According to the deal, Turkey was promised a total of 6 billion euros ($6.77 billion) in financial aid, which was initially designed to be given to the country in two stages and to be used by the Turkish government to finance projects for Syrian refugees. Visa freedom for Turkish citizens was also a perk of the agreement. In addition, the customs union between Turkey and the EU was to be updated.
In exchange for these promises, Turkey took responsibility for discouraging migration through the Aegean Sea by taking stricter measures against human traffickers and improving the conditions of Syrian refugees living in Turkey. Despite significant developments controlling migration traffic, the EU has not delivered on its commitments stated in the deal.
Although the first stage of funding was provided to Turkey, the EU has yet to fulfill the second stage or other provisions such as establishing the visa-free deal for Turkish citizens and updating the customs union.
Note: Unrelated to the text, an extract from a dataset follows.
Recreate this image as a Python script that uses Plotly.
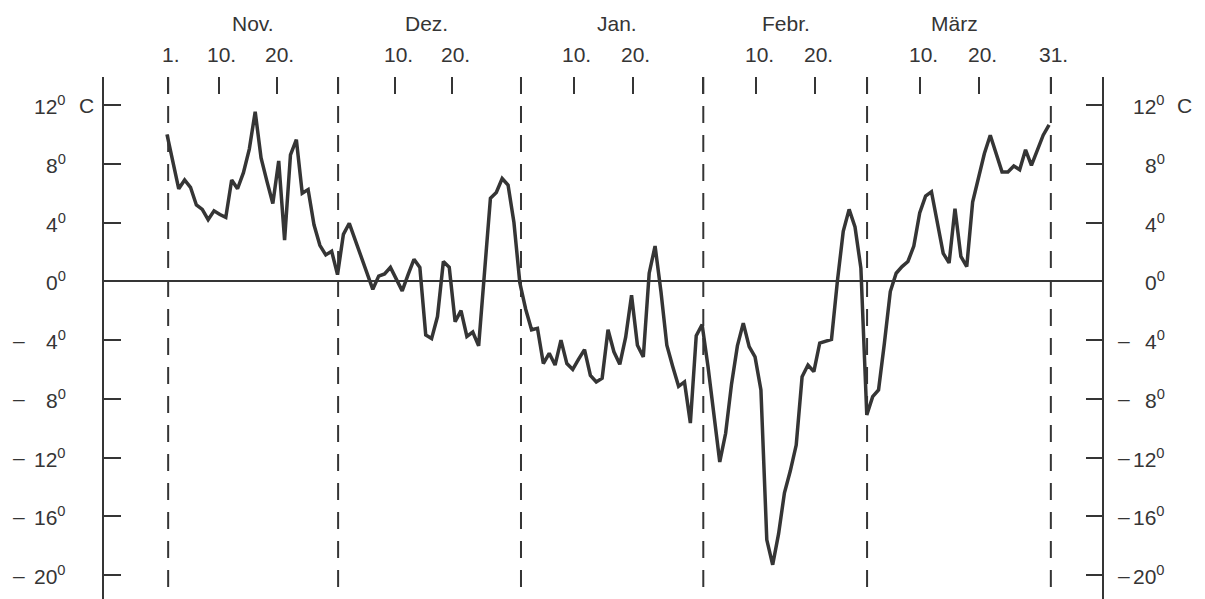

Turkey currently hosts some 3.6 million Syrian refugees, more than any other country in the world, and spent $40 billion through the process, according to official figures.
The latest humanitarian crisis in northwestern Syria's Idlib, caused by Bashar Assad's attacks on civilian-populated areas, has forced nearly 1 million people to move near the Turkish border for refuge. The renewed attacks risked another wave of migration to Turkey, which already hosts 3.7 million Syrian refugees and says it cannot take in any more. In addition, 34 Turkish soldiers were killed by forces of Assad's regime. The Turkish soldiers were working to protect local civilians under a 2018 deal with Russia, under which acts of aggression are prohibited in the region.
In response to the lack of humanitarian and financial aid from the international community and the attack on Turkish soldiers, President Erdoğan began allowing refugees to migrate toward Europe through land borders several weeks ago. Since then, thousands of migrants and refugees have flocked to the Turkish province of Edirne along the border with Greece and Bulgaria to make their way into Europe.
Many have been camping near the Turkish side of the border, despite Greece's insistence that its border is closed. Greece has been widely criticized for using excessive force, including the firing of water cannons and tear gas, to repel incoming migrants.
In his latest speech, Borrell said the situation at the Turkish-Greek border had improved.
“We have to continue the agreement” of 2016, he said, arguing that it is in the “mutual interest” of both parties.